Combat and reconciliation

A Vietnam vet returns to heal old wounds

June 26, 2005

Black Virgin Mountain: A Return to Vietnam
By Larry Heinemann
Doubleday, 243 pp., illustrated, $22.95

Larry Heinemann, whose war novel ''Paco's Story" won a National Book Award in 1987, spent his combat tour in Vietnam mounted on an armored personnel carrier behind a .50-caliber machine gun. His 25th Infantry Division operated over terrain that concealed a vast and largely undetected Viet Cong tunnel complex near Cu Chi, today one of Vietnam's hottest tourist attractions. Heinemann has returned several times to Vietnam as a visiting writer. Most recently he rode the train south from Hanoi, indulging in the antics at Cu Chi, nursing a rush of anticipation as he neared Nui Ba Den, or Black Virgin Mountain, the immutable landmark of his former battleground, and title for this journal of postwar lamentations.

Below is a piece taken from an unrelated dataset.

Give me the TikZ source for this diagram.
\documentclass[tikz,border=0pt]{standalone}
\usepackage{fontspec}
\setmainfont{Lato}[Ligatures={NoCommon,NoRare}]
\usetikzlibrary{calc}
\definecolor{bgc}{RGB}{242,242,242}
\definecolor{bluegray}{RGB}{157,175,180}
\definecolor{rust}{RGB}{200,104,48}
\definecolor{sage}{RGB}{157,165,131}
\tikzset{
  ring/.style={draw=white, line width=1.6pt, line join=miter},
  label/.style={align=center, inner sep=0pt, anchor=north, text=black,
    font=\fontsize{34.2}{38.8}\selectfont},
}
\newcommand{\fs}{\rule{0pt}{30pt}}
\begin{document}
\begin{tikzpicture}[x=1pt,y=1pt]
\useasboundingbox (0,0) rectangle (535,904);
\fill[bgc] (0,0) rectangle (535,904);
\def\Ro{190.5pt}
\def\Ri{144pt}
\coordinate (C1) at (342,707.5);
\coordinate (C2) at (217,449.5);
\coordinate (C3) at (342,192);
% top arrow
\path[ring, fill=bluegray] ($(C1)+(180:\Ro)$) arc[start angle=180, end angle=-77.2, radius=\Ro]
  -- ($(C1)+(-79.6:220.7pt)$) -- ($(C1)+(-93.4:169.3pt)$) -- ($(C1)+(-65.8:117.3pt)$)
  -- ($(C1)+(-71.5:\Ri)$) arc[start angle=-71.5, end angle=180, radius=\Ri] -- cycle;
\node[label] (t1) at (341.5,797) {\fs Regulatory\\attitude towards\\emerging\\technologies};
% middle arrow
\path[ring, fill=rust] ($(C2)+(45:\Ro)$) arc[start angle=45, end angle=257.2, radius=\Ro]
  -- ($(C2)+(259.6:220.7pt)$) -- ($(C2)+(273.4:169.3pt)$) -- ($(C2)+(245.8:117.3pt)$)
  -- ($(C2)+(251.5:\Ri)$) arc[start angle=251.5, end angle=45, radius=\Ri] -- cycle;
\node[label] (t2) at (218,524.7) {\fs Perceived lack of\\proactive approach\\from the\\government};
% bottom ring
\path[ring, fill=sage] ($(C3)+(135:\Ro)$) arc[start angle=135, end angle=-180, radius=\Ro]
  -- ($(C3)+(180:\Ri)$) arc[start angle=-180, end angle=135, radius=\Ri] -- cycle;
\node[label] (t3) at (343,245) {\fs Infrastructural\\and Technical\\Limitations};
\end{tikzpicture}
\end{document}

Certainly, ''Black Virgin Mountain" is no classic of travel literature. By his own admission, the author is an indifferent traveler, not much at ease beyond the streets of his native Chicago. And while Heinemann positions himself squarely in the antiwar camp since his return from war, his rants -- and the book offers many -- are not burdened by the consistency of a political line. The true subjects of ''Black Virgin Mountain" are neither period nor place, but class bias and soul baring. Heinemann's narrative scores a bitter dirge for working stiffs everywhere who feel they were bred for cannon fodder, and maps a soldier's heart for the wounds he carries long after his war has ended.

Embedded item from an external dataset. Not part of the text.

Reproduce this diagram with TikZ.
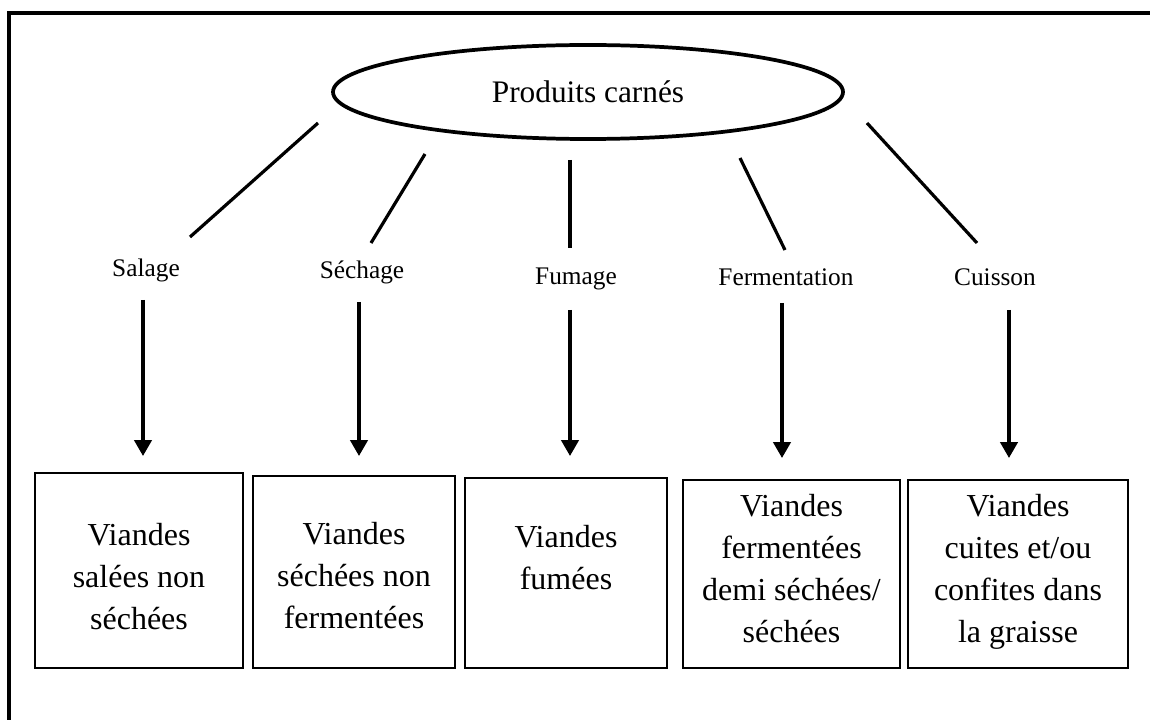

When draft notices arrived for Heinemann and his brother on the same spring day in 1966, there was no drama about the outcome. ''No one told us we could hightail it to Canada. . . . declare ourselves conscientious objectors." A healthy blue-collar prole with a ''straight-arrow upbringing" like theirs, he writes, either served or went to jail. Three Heinemann brothers would eventually go into the military, two to Vietnam. Among them only Larry remains. One brother was a postwar suicide; the other left his family never to be heard from again. Heinemann mines his text with enough dyspeptic comments to underscore just how upset he remains that working-class families like his were sacrificed in a draft suspiciously skewed toward social privilege (an iniquity that some believe remains unattended in today's all-volunteer force).